-- THE REQUEST --
Return only the lines from the top of the data down to the one that holds "0, 0, 1.6, 0];", both included, without any pictures.

"""

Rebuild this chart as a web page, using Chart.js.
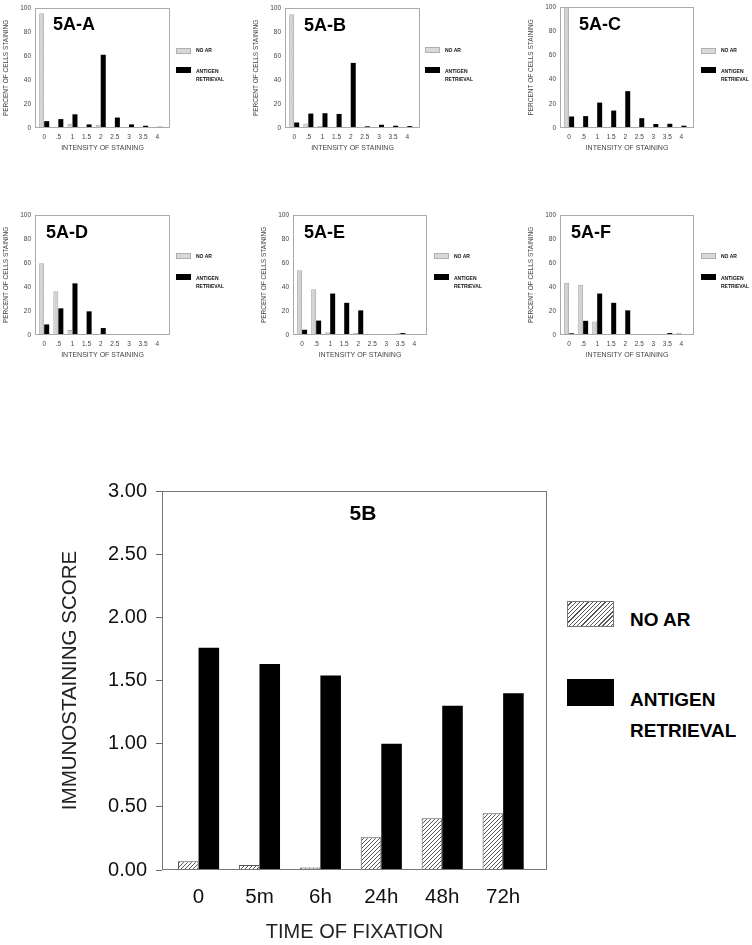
<!DOCTYPE html>
<html><head><meta charset="utf-8">
<script src="https://cdn.jsdelivr.net/npm/chart.js@4.4.1/dist/chart.umd.min.js"></script>
<style>
html,body{margin:0;padding:0;background:#fff;}
body{width:752px;height:945px;position:relative;overflow:hidden;font-family:"Liberation Sans",Arial,sans-serif;}
canvas{position:absolute;}
.t{position:absolute;white-space:nowrap;line-height:1;color:#000;}
.ptitle{font-weight:bold;font-size:18px;}
.sw{position:absolute;box-sizing:border-box;}
.sl{position:absolute;white-space:nowrap;line-height:1;font-size:10px;font-weight:bold;transform:scale(0.5);transform-origin:0 0;color:#111;}
.bl{position:absolute;white-space:nowrap;line-height:1;font-size:19px;font-weight:bold;color:#000;}
</style></head><body>
<script>
// ---------- data ----------
const intensityLabels = ['0', '.5', '1', '1.5', '2', '2.5', '3', '3.5', '4'];
const percentTicks = [0, 20, 40, 60, 80, 100];
const seriesNames = ['NO AR', 'ANTIGEN RETRIEVAL'];

const noArA = [95.5, 0, 3.5, 0, 2.7, 0, 0, 0, 0];
const arA   = [5.7, 7.4, 11.4, 3.0, 61.0, 8.7, 3.0, 1.9, 1.0];
const noArB = [94.8, 3.8, 1.9, 0.3, 0.8, 0, 0, 0, 0];
const arB   = [4.6, 12.0, 12.3, 11.7, 54.2, 1.4, 2.7, 1.9, 1.6];
const noArC = [100, 0, 0, 0, 0.5, 0.8, 0, 0, 0];
const arC   = [9.5, 9.8, 21.0, 14.4, 30.4, 8.1, 3.3, 3.5, 1.9];
const noArD = [59.7, 36.4, 4.1, 0, 0.5, 0.8, 0.5, 0.8, 0.8];
const arD   = [8.8, 22.2, 43.0, 19.7, 5.8, 0, 0.8, 0.3, 0];
const noArE = [54.0, 38.0, 2.2, 1.1, 1.9, 0.8, 0.8, 1.4, 0.5];
const arE   = [4.4, 12.0, 34.5, 26.8, 20.5, 0.5, 0.3, 1.6, 0];
const noArF = [43.6, 41.9, 11.2, 0.5, 1.1, 0.5, 0.5, 0.5, 1.9];
const arF   = [1.4, 11.8, 34.5, 26.8, 20.5, 0, 0, 1.6, 0];

const fixationTimes = ['0', '5m', '6h', '24h', '48h', '72h'];
const scoreTicks = [0, 0.5, 1, 1.5, 2, 2.5, 3];
const noAr5B = [0.07, 0.04, 0.02, 0.26, 0.41, 0.45];
const ar5B   = [1.76, 1.63, 1.54, 1.00, 1.30, 1.40];

// ---------- layout (positions only) ----------
const panels = [
  {name: '5A-A', noAr: noArA, ar: arA, plot: [35, 6, 170, 128],  title: [53, 24],   box: [176, 47.7, 66.7]},
  {name: '5A-B', noAr: noArB, ar: arB, plot: [285, 6, 420, 128], title: [304, 25],  box: [425, 47, 66.7]},
  {name: '5A-C', noAr: noArC, ar: arC, plot: [560, 5, 694, 128], title: [579, 24],  box: [701, 47.7, 66.7]},
  {name: '5A-D', noAr: noArD, ar: arD, plot: [35, 213, 170, 335],  title: [46, 232],  box: [176, 253, 274]},
  {name: '5A-E', noAr: noArE, ar: arE, plot: [293, 213, 427, 335], title: [304, 232], box: [434, 253, 274]},
  {name: '5A-F', noAr: noArF, ar: arF, plot: [560, 213, 694, 335], title: [571, 232], box: [701, 253, 274]}
];

Chart.defaults.font.family = '"Liberation Sans", Arial, sans-serif';

function hatch(bg, fg, size) {
  const c = document.createElement('canvas');
  c.width = size; c.height = size;
  const g = c.getContext('2d');
  g.fillStyle = bg; g.fillRect(0, 0, size, size);
  g.strokeStyle = fg; g.lineWidth = 1;
  g.beginPath();
  g.moveTo(0, size); g.lineTo(size, 0);
  g.moveTo(-1, 1); g.lineTo(1, -1);
  g.moveTo(size - 1, size + 1); g.lineTo(size + 1, size - 1);
  g.stroke();
  return g.createPattern(c, 'repeat');
}

const framePlugin = {
  id: 'frame',
  afterDatasetsDraw(chart, args, opts) {
    const a = chart.chartArea, ctx = chart.ctx;
    ctx.save();
    ctx.strokeStyle = opts.color || '#888';
    ctx.lineWidth = 1;
    const l = Math.round(a.left) + 0.5, t = Math.round(a.top) + 0.5;
    const r = Math.round(a.right) - 0.5, b = Math.round(a.bottom) - 0.5;
    ctx.strokeRect(l, t, r - l, b - t);
    ctx.restore();
  }
};

function addDiv(cls, text, left, top, extra) {
  const d = document.createElement('div');
  d.className = cls; d.textContent = text;
  d.style.left = left + 'px'; d.style.top = top + 'px';
  if (extra) Object.assign(d.style, extra);
  document.body.appendChild(d);
  return d;
}

function makeCanvas(left, top, w, h) {
  const cv = document.createElement('canvas');
  cv.width = w; cv.height = h;
  cv.style.left = left + 'px'; cv.style.top = top + 'px';
  cv.style.width = w + 'px'; cv.style.height = h + 'px';
  document.body.appendChild(cv);
  return cv;
}

const grayPat = hatch('#d8d8d8', '#c4c4c4', 3);

panels.forEach(p => {
  const [L, T, R, B] = p.plot;
  const cw = 35 + (R - L) + 5, ch = 6 + (B - T) + 27;
  const cv = makeCanvas(L - 35, T - 6, cw, ch);
  new Chart(cv, {
    type: 'bar',
    data: {datasets: [
      {label: seriesNames[0], data: p.noAr.map((v, k) => ({x: k, y: v})),
       backgroundColor: grayPat, borderColor: '#a8a8a8', borderWidth: 1},
      {label: seriesNames[1], data: p.ar.map((v, k) => ({x: k, y: v})),
       backgroundColor: '#000', borderWidth: 0}
    ]},
    options: {
      responsive: false, animation: false, devicePixelRatio: 1,
      layout: {padding: {top: 6, right: 5, left: 0, bottom: 0}},
      datasets: {bar: {categoryPercentage: 0.71, barPercentage: 1}},
      scales: {
        x: {type: 'linear', offset: false, min: -0.65, max: 8.9,
            grid: {display: false, drawTicks: false}, border: {display: false},
            afterBuildTicks: s => { s.ticks = intensityLabels.map((_, k) => ({value: k})); },
            ticks: {padding: 5, color: '#444', font: {size: 6.5}, maxRotation: 0, autoSkip: false,
                    callback: v => intensityLabels[v]},
            title: {display: true, text: 'INTENSITY OF STAINING', color: '#444', font: {size: 7}, padding: {top: 0, bottom: 3}},
            afterFit: s => { s.height = 27; }},
        y: {min: 0, max: 100,
            grid: {display: false, drawTicks: false}, border: {display: false},
            afterBuildTicks: s => { s.ticks = percentTicks.map(v => ({value: v})); },
            ticks: {padding: 4, color: '#444', font: {size: 6.5}},
            title: {display: true, text: 'PERCENT OF CELLS STAINING', color: '#444', font: {size: 6.5}, padding: {top: 2, bottom: 0}},
            afterFit: s => { s.width = 35; }}
      },
      plugins: {legend: {display: false}, tooltip: {enabled: false}, frame: {color: '#aaa'}}
    },
    plugins: [framePlugin]
  });
  // panel title
  addDiv('t ptitle', p.name, p.title[0], p.title[1] - 8.8);
  // legend
  const [bx, by1, by2] = p.box;
  const s1 = addDiv('sw', '', bx, by1, {width: '15px', height: '6px', background: '#d8d8d8', border: '1px solid #b0b0b0'});
  const s2 = addDiv('sw', '', bx, by2, {width: '15px', height: '6px', background: '#000'});
  addDiv('sl', seriesNames[0], bx + 20, by1 + 3 - 2.5);
  const parts = seriesNames[1].split(' ');
  addDiv('sl', parts[0], bx + 20, by2 + 4.3 - 2.5);
  addDiv('sl', parts[1], bx + 20, by2 + 12.3 - 2.5);
});

// ---------- 5B ----------
const bigPat = hatch('#ffffff', '#555555', 4);
const bcv = makeCanvas(40, 470, 520, 475);
new Chart(bcv, {
  type: 'bar',
  data: {datasets: [
    {label: seriesNames[0], data: noAr5B.map((v, k) => ({x: k, y: v})),
     backgroundColor: bigPat, borderColor: '#555', borderWidth: 1},
    {label: seriesNames[1], data: ar5B.map((v, k) => ({x: k, y: v})),
     backgroundColor: '#000', borderWidth: 0}
  ]},
  options: {
    responsive: false, animation: false, devicePixelRatio: 1,
    layout: {padding: {top: 19, right: 13, left: 0, bottom: 0}},
    datasets: {bar: {categoryPercentage: 0.675, barPercentage: 1}},
    scales: {
      x: {type: 'linear', offset: false, min: -0.6, max: 5.72,
          grid: {display: false, drawTicks: false}, border: {display: false},
          afterBuildTicks: s => { s.ticks = fixationTimes.map((_, k) => ({value: k})); },
          ticks: {padding: 15, color: '#111', font: {size: 20.5}, maxRotation: 0, autoSkip: false,
                  callback: v => fixationTimes[v]},
          title: {display: true, text: 'TIME OF FIXATION', color: '#222', font: {size: 20}, padding: {top: 0, bottom: 1}},
          afterFit: s => { s.height = 75; }},
      y: {min: 0, max: 3,
          grid: {display: true, drawOnChartArea: false, drawTicks: true, tickLength: 6, color: '#666'},
          border: {display: false},
          afterBuildTicks: s => { s.ticks = scoreTicks.map(v => ({value: v})); },
          ticks: {padding: 9, color: '#111', font: {size: 20}, callback: v => Number(v).toFixed(2)},
          title: {display: true, text: 'IMMUNOSTAINING SCORE', color: '#222', font: {size: 20.5}, padding: {top: 18, bottom: 0}},
          afterFit: s => { s.width = 122; }}
    },
    plugins: {legend: {display: false}, tooltip: {enabled: false}, frame: {color: '#777'}}
  },
  plugins: [framePlugin]
});
addDiv('t', '5B', 363, 512 - 0.49 * 21, {fontSize: '21px', fontWeight: 'bold', transform: 'translateX(-50%)'});
addDiv('sw', '', 567, 601, {width: '47px', height: '26px', border: '1px solid #777',
  background: 'repeating-linear-gradient(135deg, #fff 0px, #fff 2px, #555 2px, #555 3px)'});
addDiv('sw', '', 567, 679, {width: '47px', height: '27px', background: '#000'});
addDiv('bl', seriesNames[0], 630, 619.5 - 9.3);
const bparts = seriesNames[1].split(' ');
addDiv('bl', bparts[0], 630, 699 - 9.3);
addDiv('bl', bparts[1], 630, 730.5 - 9.3);
</script>
</body></html>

"""

-- FINAL RESULT --
Rebuild this chart as a web page, using Chart.js.
<!DOCTYPE html>
<html><head><meta charset="utf-8">
<script src="https://cdn.jsdelivr.net/npm/chart.js@4.4.1/dist/chart.umd.min.js"></script>
<style>
html,body{margin:0;padding:0;background:#fff;}
body{width:752px;height:945px;position:relative;overflow:hidden;font-family:"Liberation Sans",Arial,sans-serif;}
canvas{position:absolute;}
.t{position:absolute;white-space:nowrap;line-height:1;color:#000;}
.ptitle{font-weight:bold;font-size:18px;}
.sw{position:absolute;box-sizing:border-box;}
.sl{position:absolute;white-space:nowrap;line-height:1;font-size:10px;font-weight:bold;transform:scale(0.5);transform-origin:0 0;color:#111;}
.bl{position:absolute;white-space:nowrap;line-height:1;font-size:19px;font-weight:bold;color:#000;}
</style></head><body>
<script>
// ---------- data ----------
const intensityLabels = ['0', '.5', '1', '1.5', '2', '2.5', '3', '3.5', '4'];
const percentTicks = [0, 20, 40, 60, 80, 100];
const seriesNames = ['NO AR', 'ANTIGEN RETRIEVAL'];

const noArA = [95.5, 0, 3.5, 0, 2.7, 0, 0, 0, 0];
const arA   = [5.7, 7.4, 11.4, 3.0, 61.0, 8.7, 3.0, 1.9, 1.0];
const noArB = [94.8, 3.8, 1.9, 0.3, 0.8, 0, 0, 0, 0];
const arB   = [4.6, 12.0, 12.3, 11.7, 54.2, 1.4, 2.7, 1.9, 1.6];
const noArC = [100, 0, 0, 0, 0.5, 0.8, 0, 0, 0];
const arC   = [9.5, 9.8, 21.0, 14.4, 30.4, 8.1, 3.3, 3.5, 1.9];
const noArD = [59.7, 36.4, 4.1, 0, 0.5, 0.8, 0.5, 0.8, 0.8];
const arD   = [8.8, 22.2, 43.0, 19.7, 5.8, 0, 0.8, 0.3, 0];
const noArE = [54.0, 38.0, 2.2, 1.1, 1.9, 0.8, 0.8, 1.4, 0.5];
const arE   = [4.4, 12.0, 34.5, 26.8, 20.5, 0.5, 0.3, 1.6, 0];
const noArF = [43.6, 41.9, 11.2, 0.5, 1.1, 0.5, 0.5, 0.5, 1.9];
const arF   = [1.4, 11.8, 34.5, 26.8, 20.5, 0, 0, 1.6, 0];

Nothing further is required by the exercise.